SHORT TASK:
Each line from the top of the listing through the one holding "97.5, 100, 100];" should be restated word for word, with nothing added and no pictures.

-- start of INPUT ROWS --

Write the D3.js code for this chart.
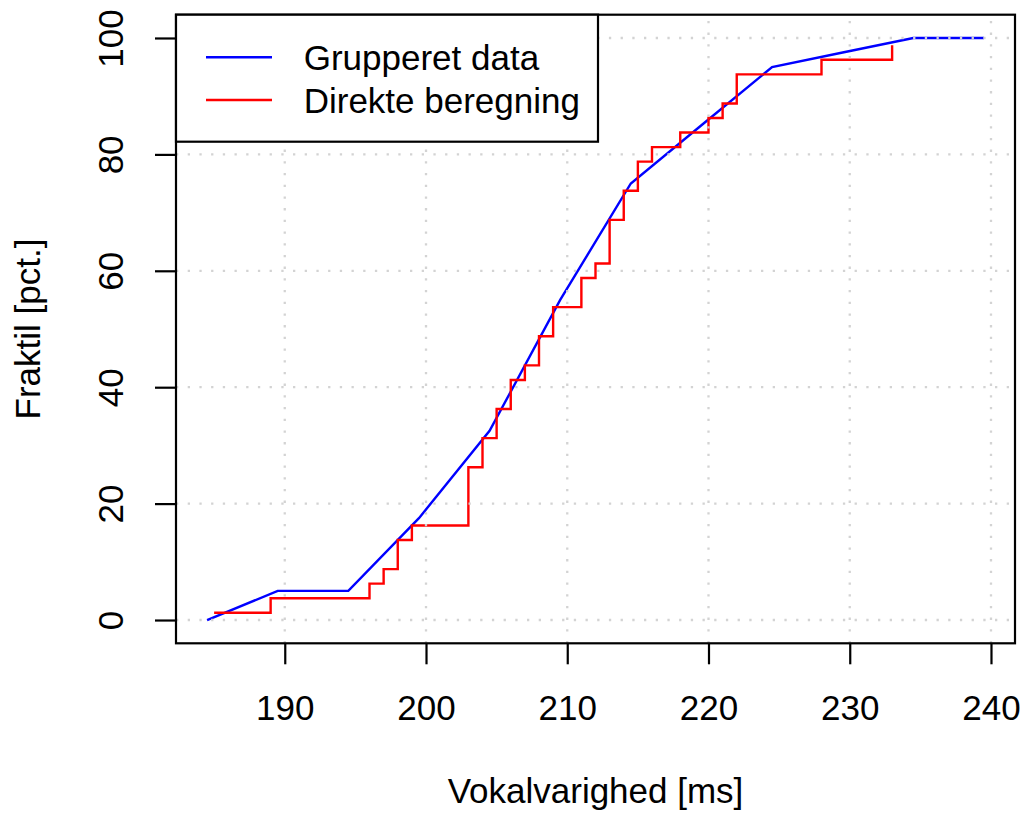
<!DOCTYPE html>
<html>
<head>
<meta charset="utf-8">
<script src="https://cdn.jsdelivr.net/npm/d3@7"></script>
<style>
  body { margin: 0; background: #fff; }
  text { font-family: "Liberation Sans", Arial, sans-serif; font-size: 35px; fill: #000; }
</style>
</head>
<body>
<div id="container"></div>
<script>
// grupperet data: klassegrænser og kumuleret frekvens
var groupX = [184.5, 189.5, 194.5, 199.5, 204.5, 209.5, 214.5, 219.5, 224.5, 229.5, 234.5, 239.5];
var groupY = [0, 5, 5, 17.5, 32.5, 55, 75, 85, 95, 97.5, 100, 100];

// direkte beregning: sorterede observationer og fraktiler
var directX = [185, 189, 196, 197, 198, 198, 199, 203, 203, 203, 203, 204, 204, 205, 205, 206, 206, 207, 208, 208,
               209, 209, 211, 211, 212, 213, 213, 213, 214, 214, 215, 215, 216, 218, 220, 221, 222, 222, 228, 233];
var directY = [1.25, 3.75, 6.25, 8.75, 11.25, 13.75, 16.25, 18.75, 21.25, 23.75, 26.25, 28.75, 31.25, 33.75, 36.25,
               38.75, 41.25, 43.75, 46.25, 48.75, 51.25, 53.75, 56.25, 58.75, 61.25, 63.75, 66.25, 68.75, 71.25, 73.75,
               76.25, 78.75, 81.25, 83.75, 86.25, 88.75, 91.25, 93.75, 96.25, 98.75];

var xTicks = [190, 200, 210, 220, 230, 240];
var yTicks = [0, 20, 40, 60, 80, 100];
var legendLabels = ["Grupperet data", "Direkte beregning"];
var legendColors = ["#0000ff", "#ff0000"];

// plot region (window.top is taken, so pL/pR/pT/pB)
var pL = 176, pR = 1015, pT = 14.7, pB = 643.3;

var svg = d3
  .select("#container")
  .append("svg")
  .attr("width", 1023)
  .attr("height", 814);

var x = d3.scaleLinear().domain([182.3, 241.7]).range([pL, pR]);
var y = d3.scaleLinear().domain([-4, 104]).range([pB, pT]);

var line = d3.line()
  .x(d => x(d[0]))
  .y(d => y(d[1]));

svg.append("path")
  .datum(d3.zip(groupX, groupY))
  .attr("d", line)
  .attr("fill", "none")
  .attr("stroke", legendColors[0])
  .attr("stroke-width", 2.4);

svg.append("path")
  .datum(d3.zip(directX, directY))
  .attr("d", line.curve(d3.curveStepAfter))
  .attr("fill", "none")
  .attr("stroke", legendColors[1])
  .attr("stroke-width", 2.4);

// grid on top, like grid() after lines
var grid = svg.append("g")
  .attr("stroke", "#d3d3d3")
  .attr("stroke-width", 2.3)
  .attr("stroke-dasharray", "2.3,9.4");

grid.selectAll(".gx")
  .data(xTicks)
  .enter()
  .append("line")
  .attr("x1", d => x(d))
  .attr("x2", d => x(d))
  .attr("y1", pB)
  .attr("y2", pT);

grid.selectAll(".gy")
  .data(yTicks)
  .enter()
  .append("line")
  .attr("x1", pL)
  .attr("x2", pR)
  .attr("y1", d => y(d))
  .attr("y2", d => y(d));

// axes
var xAxis = svg.append("g")
  .attr("transform", "translate(0," + pB + ")")
  .call(d3.axisBottom(x).tickValues(xTicks).tickSize(21).tickSizeOuter(0).tickPadding(0));

xAxis.selectAll("text")
  .attr("dy", null)
  .attr("y", 77)
  .style("font-size", "35px");

var yAxis = svg.append("g")
  .attr("transform", "translate(" + pL + ",0)")
  .call(d3.axisLeft(y).tickValues(yTicks).tickSize(21).tickSizeOuter(0));

yAxis.selectAll("text")
  .attr("x", null)
  .attr("dy", null)
  .attr("text-anchor", "middle")
  .attr("transform", "translate(-52.7,0) rotate(-90)")
  .style("font-size", "35px");

svg.selectAll(".domain").remove();
svg.selectAll(".tick line").attr("stroke", "#000").attr("stroke-width", 2.2);

// box round the plot region
svg.append("rect")
  .attr("x", pL)
  .attr("y", pT)
  .attr("width", pR - pL)
  .attr("height", pB - pT)
  .attr("fill", "none")
  .attr("stroke", "#000")
  .attr("stroke-width", 2.2);

// axis titles
svg.append("text")
  .attr("x", (pL + pR) / 2)
  .attr("y", 803)
  .attr("text-anchor", "middle")
  .text("Vokalvarighed [ms]");

svg.append("text")
  .attr("transform", "translate(40," + (pT + pB) / 2 + ") rotate(-90)")
  .attr("text-anchor", "middle")
  .text("Fraktil [pct.]");

// legend, topleft
var legend = svg.append("g");

legend.append("rect")
  .attr("x", pL)
  .attr("y", pT)
  .attr("width", 422)
  .attr("height", 127)
  .attr("fill", "#fff")
  .attr("stroke", "#000")
  .attr("stroke-width", 2.2);

legendLabels.forEach(function(lab, i) {
  var ly = 57.3 + i * 42.7;
  legend.append("line")
    .attr("x1", 206)
    .attr("x2", 272)
    .attr("y1", ly)
    .attr("y2", ly)
    .attr("stroke", legendColors[i])
    .attr("stroke-width", 2.4);
  legend.append("text")
    .attr("x", 303.7)
    .attr("y", ly + 12.5)
    .text(lab);
});
</script>
</body>
</html>
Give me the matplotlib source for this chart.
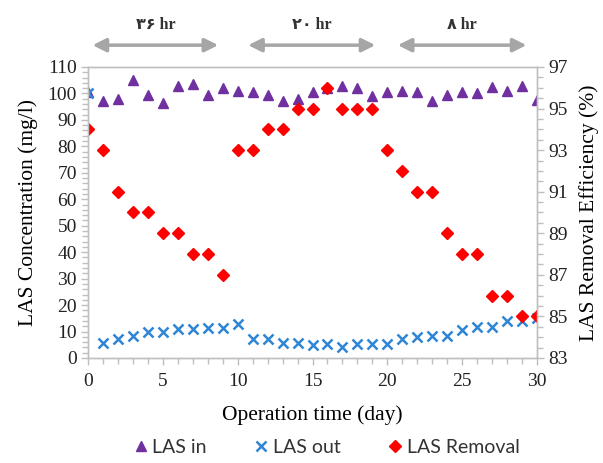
import matplotlib
matplotlib.use("Agg")
import matplotlib.pyplot as plt
from matplotlib.ticker import MultipleLocator, FixedLocator

days = list(range(0, 31))
las_in = [100.5, 97, 98, 105, 99.5, 96.5, 103, 103.5, 99.5, 102, 101, 100.5, 99.5, 97, 98, 100.5,
          102, 103, 102, 99, 100.5, 101, 100.5, 97, 99.5, 100.5, 100, 102.5, 101, 103, 97.5]
las_out = [100, 5.5, 7, 8.5, 10, 10, 11, 11, 11.5, 11.5, 13, 7, 7, 5.8, 5.7, 5,
           5.3, 4.3, 5.3, 5.3, 5.3, 7.2, 7.8, 8.5, 8.5, 10.6, 11.6, 11.6, 13.9, 13.9, 15]
las_removal = [94, 93, 91, 90, 90, 89, 89, 88, 88, 87, 93, 93, 94, 94, 95, 95,
               96, 95, 95, 95, 93, 92, 91, 91, 89, 88, 88, 86, 86, 85, 85]

phase_labels = ["۳۶ hr", "۲۰ hr", "۸ hr"]
phase_spans = [(0.3, 8.7), (10.7, 19.2), (20.7, 29.3)]
right_ticks = [83, 85, 87, 89, 91, 93, 95, 97]

serif = ["Liberation Serif", "DejaVu Sans"]
plt.rcParams["font.family"] = serif
grey = "#BFBFBF"

fig = plt.figure(figsize=(6.03, 4.63), dpi=100)
ax = fig.add_axes([0.146, 0.2268, 0.7445, 0.6285])
ax2 = ax.twinx()

h1, = ax.plot(days, las_in, linestyle="none", marker="^", color="#7030A0", markersize=7,
              label="LAS in")
h2, = ax.plot(days, las_out, linestyle="none", marker="x", color="#2F86D6", markersize=7,
              markeredgewidth=1.8, label="LAS out")
h3, = ax2.plot(days, las_removal, linestyle="none", marker="D", color="#FF0000", markersize=6,
               label="LAS Removal")

ax.set_xlim(0, 30)
ax.set_ylim(0, 110)
ax2.set_ylim(83, 97)

ax.xaxis.set_major_locator(MultipleLocator(5))
ax.xaxis.set_minor_locator(MultipleLocator(1))
ax.yaxis.set_major_locator(MultipleLocator(10))
ax.yaxis.set_minor_locator(MultipleLocator(2))
ax2.yaxis.set_major_locator(FixedLocator(right_ticks))
ax2.yaxis.set_minor_locator(MultipleLocator(0.5))

for a in (ax, ax2):
    for s in a.spines.values():
        s.set_color(grey)
        s.set_linewidth(1.0)
    a.tick_params(which="both", color=grey, direction="out", width=1.0,
                  labelsize=14, labelcolor="#222222")
    a.tick_params(which="major", length=5)
    a.tick_params(which="minor", length=4)

ax.tick_params(axis="x", which="major", pad=6)
ax.tick_params(axis="y", which="major", pad=3)
ax2.tick_params(axis="y", which="major", pad=3)

ax.set_xlabel("Operation time (day)", fontsize=15.5, labelpad=11)
ax.set_ylabel("LAS Concentration (mg/l)", fontsize=15.5, labelpad=7)
ax2.set_ylabel("LAS Removal Efficiency (%)", fontsize=15.5, labelpad=8)

# phase arrows above the plot
for (x0, x1), lab in zip(phase_spans, phase_labels):
    ax.annotate("", xy=(x0, 1.075), xytext=(x1, 1.075), xycoords=("data", "axes fraction"),
                textcoords=("data", "axes fraction"), annotation_clip=False,
                arrowprops=dict(arrowstyle="<|-|>", color="#A6A6A6", lw=2.5,
                                mutation_scale=20, shrinkA=0, shrinkB=0))
    ax.text((x0 + x1) / 2, 1.145, lab, transform=ax.get_xaxis_transform(),
            ha="center", va="center", fontsize=11.5, fontweight="bold", color="#333333")

leg = fig.legend(handles=[h1, h2, h3], loc="lower center", bbox_to_anchor=(0.541, -0.022),
                 ncol=3, frameon=False, columnspacing=2.4, handletextpad=0.2, handlelength=0.8,
                 prop={"family": "Lato", "size": 14})
for t in leg.get_texts():
    t.set_color("#333333")

fig.savefig("out.png", dpi=100)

-- end of INPUT ROWS --

SOLUTION TO THE PROBLEM:
Write the D3.js code for this chart.
<!DOCTYPE html>
<html>
<head>
<meta charset="utf-8">
<script src="https://cdn.jsdelivr.net/npm/d3@7"></script>
<style>
  body { margin: 0; background: #fff; }
  text { font-family: "Liberation Sans", Arial, sans-serif; font-size: 35px; fill: #000; }
</style>
</head>
<body>
<div id="container"></div>
<script>
// grupperet data: klassegrænser og kumuleret frekvens
var groupX = [184.5, 189.5, 194.5, 199.5, 204.5, 209.5, 214.5, 219.5, 224.5, 229.5, 234.5, 239.5];
var groupY = [0, 5, 5, 17.5, 32.5, 55, 75, 85, 95, 97.5, 100, 100];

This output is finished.